Repeat exactly the lines running from the first line of the data to the line containing "fig = plt.figure(figsize=(W", both ends included, and nothing else; drop the pictures.
▼▼▼
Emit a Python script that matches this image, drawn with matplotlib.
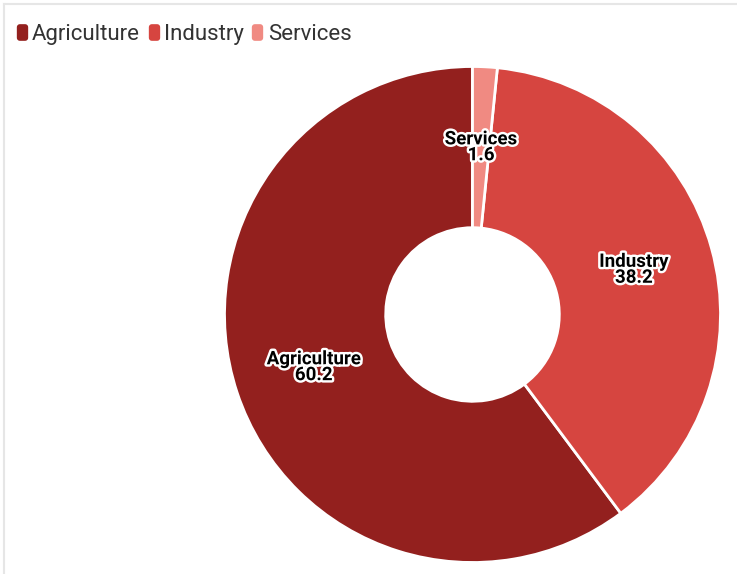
import numpy as np
import matplotlib.pyplot as plt
import matplotlib.patheffects as pe
from matplotlib.lines import Line2D
from matplotlib.path import Path

sectors = ["Agriculture", "Industry", "Services"]
shares = [60.2, 38.2, 1.6]
colors = ["#93201e", "#d64540", "#f08a82"]

W, H = 737, 574
fig = plt.figure(figsize=(W / 100, H / 100), dpi=100)

# thin grey frame along the top and left edges
fig.add_artist(Line2D([3.5 / W, 3.5 / W], [0, 1 - 3.5 / H], color="#e6e6e6", lw=1.5))
fig.add_artist(Line2D([3.5 / W, 1], [1 - 3.5 / H, 1 - 3.5 / H], color="#e6e6e6", lw=1.5))

cx, cy, r = 472.5, 314.5, 248
ax = fig.add_axes([(cx - r) / W, (H - cy - r) / H, 2 * r / W, 2 * r / H])
ring = 0.65
wedges, _ = ax.pie(shares, colors=colors, startangle=90, counterclock=True,
                   radius=1.0,
                   wedgeprops=dict(width=ring, edgecolor="white", linewidth=2))
ax.set_aspect("equal")
ax.set_xlim(-1, 1)
ax.set_ylim(-1, 1)

start = 90.0
label_r = 1 - ring / 2
for name, val in zip(sectors, shares):
    mid = np.deg2rad(start + val * 3.6 / 2)
    start += val * 3.6
    ax.text(label_r * np.cos(mid), label_r * np.sin(mid), f"{name}\n{val}",
            ha="center", va="center", fontsize=13.5, fontweight="bold",
            family="Roboto", color="black", linespacing=0.85,
            path_effects=[pe.withStroke(linewidth=3.5, foreground="white")])


def rounded_rect(w, h, rad, n=6):
    # closed outline of a rectangle with rounded corners, centred on 0
    pts = []
    for (x0, y0, a0) in [(w / 2 - rad, h / 2 - rad, 0), (-w / 2 + rad, h / 2 - rad, 90),
                         (-w / 2 + rad, -h / 2 + rad, 180), (w / 2 - rad, -h / 2 + rad, 270)]:
        for t in np.linspace(a0, a0 + 90, n):
            pts.append((x0 + rad * np.cos(np.deg2rad(t)), y0 + rad * np.sin(np.deg2rad(t))))
    pts.append(pts[0])
    return Path(pts, closed=True)


swatch = rounded_rect(0.68, 1.0, 0.18)
handles = [Line2D([], [], marker=swatch, linestyle="none", markersize=12,
                  markerfacecolor=c, markeredgecolor=c, markeredgewidth=0) for c in colors]
fig.legend(handles, sectors, loc="upper left", bbox_to_anchor=(16 / W, 1 - 24 / H),
           ncol=3, frameon=False, handletextpad=0.22, columnspacing=0.36,
           handlelength=0.5, borderaxespad=0, borderpad=0,
           prop=dict(family="Roboto", size=16), labelcolor="#333333")

fig.savefig("out.png", dpi=100)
▲▲▲
» Result of this exercise
Emit a Python script that matches this image, drawn with matplotlib.
import numpy as np
import matplotlib.pyplot as plt
import matplotlib.patheffects as pe
from matplotlib.lines import Line2D
from matplotlib.path import Path

sectors = ["Agriculture", "Industry", "Services"]
shares = [60.2, 38.2, 1.6]
colors = ["#93201e", "#d64540", "#f08a82"]

W, H = 737, 574
fig = plt.figure(figsize=(W / 100, H / 100), dpi=100)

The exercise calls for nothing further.